I've noticed that some letter writers have chosen to ignore, downplay or deny the level of institutional racism in Baltimore over an extended period of time. I urge them to read the obituary of Dr. Arthur L. Haskins (Jan. 19) which was very well written by Frederick N. Rasmussen.
Dr. Haskins who was not from Baltimore but became the chairman of the Department of Obstetrics and Gynecology at the University of Maryland School of Medicine. He noted in his memoir, "Big Stone Gap: A Sentimental Journey," that previous experiences elsewhere "had not prepared us for the manner in which blacks were treated socially and medically in Maryland." The obituary quotes Dr. Louis L. Randall who was mentored by Dr. Haskins and was the only African-American in his class of 100. Dr. Randall notes the poor treatment he received at the hands of racist medical students. It is also noted that the wards of the affiliated hospital were segregated. Dr. Haskins noted in his book that "Segregation was well established at the University of Maryland Hospital." This is a truly sad tale about what was really taking place in Baltimore and in the state of Maryland.

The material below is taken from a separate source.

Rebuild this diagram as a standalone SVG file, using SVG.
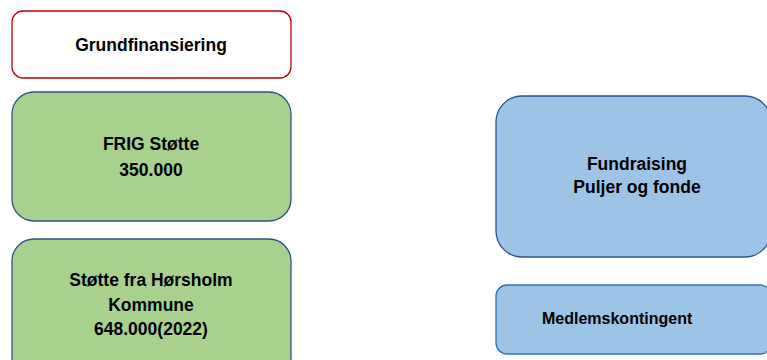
<svg xmlns="http://www.w3.org/2000/svg" width="767" height="360" viewBox="0 0 767 360">
<style>
.t{font-family:"Liberation Sans",Arial,sans-serif;font-weight:bold;font-size:17.5px;fill:#000;text-anchor:middle}
.g{fill:#A9D18E;stroke:#2F528F;stroke-width:1.3}
.b{fill:#9DC3E6;stroke:#2F528F;stroke-width:1.3}
</style>
<rect width="767" height="360" fill="#fff"/>
<g id="grundfinansiering">
<rect x="12" y="11" width="279" height="67" rx="11" fill="#fff" stroke="#C00000" stroke-width="1.3"/>
<text class="t" x="151" y="51">Grundfinansiering</text>
</g>
<g id="frig">
<rect class="g" x="12" y="92" width="279" height="129" rx="22"/>
<text class="t" x="151" y="150">FRIG Støtte</text>
<text class="t" x="151" y="176">350.000</text>
</g>
<g id="horsholm">
<rect class="g" x="12" y="239" width="279" height="140" rx="22"/>
<text class="t" x="151" y="286">Støtte fra Hørsholm</text>
<text class="t" x="151" y="311">Kommune</text>
<text class="t" x="151" y="335">648.000(2022)</text>
</g>
<g id="fundraising">
<rect class="b" x="496" y="96" width="275" height="161" rx="26"/>
<text class="t" x="637" y="170">Fundraising</text>
<text class="t" x="637" y="193">Puljer og fonde</text>
</g>
<g id="medlemskontingent">
<rect x="496" y="285" width="275" height="69" rx="11" fill="#9DC3E6" stroke="#2E75B6" stroke-width="1.3"/>
<text class="t" x="542" y="324" style="text-anchor:start;font-size:16px">Medlemskontingent</text>
</g>
<g id="connectors"/>
</svg>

The removal of the name, "Byrd," from the stadium at College Park is truly necessary. The proponents of racism and segregation do not deserve to be honored, no matter what other qualities they may have had. Instead, we should honor the forerunners of an open society of which we can all be proud. I hope that the University of Maryland will seriously consider honoring men such as Dr. Haskins and Dr. Randall who were able to combine science and humanity and are men of true character of whom we can all be proud.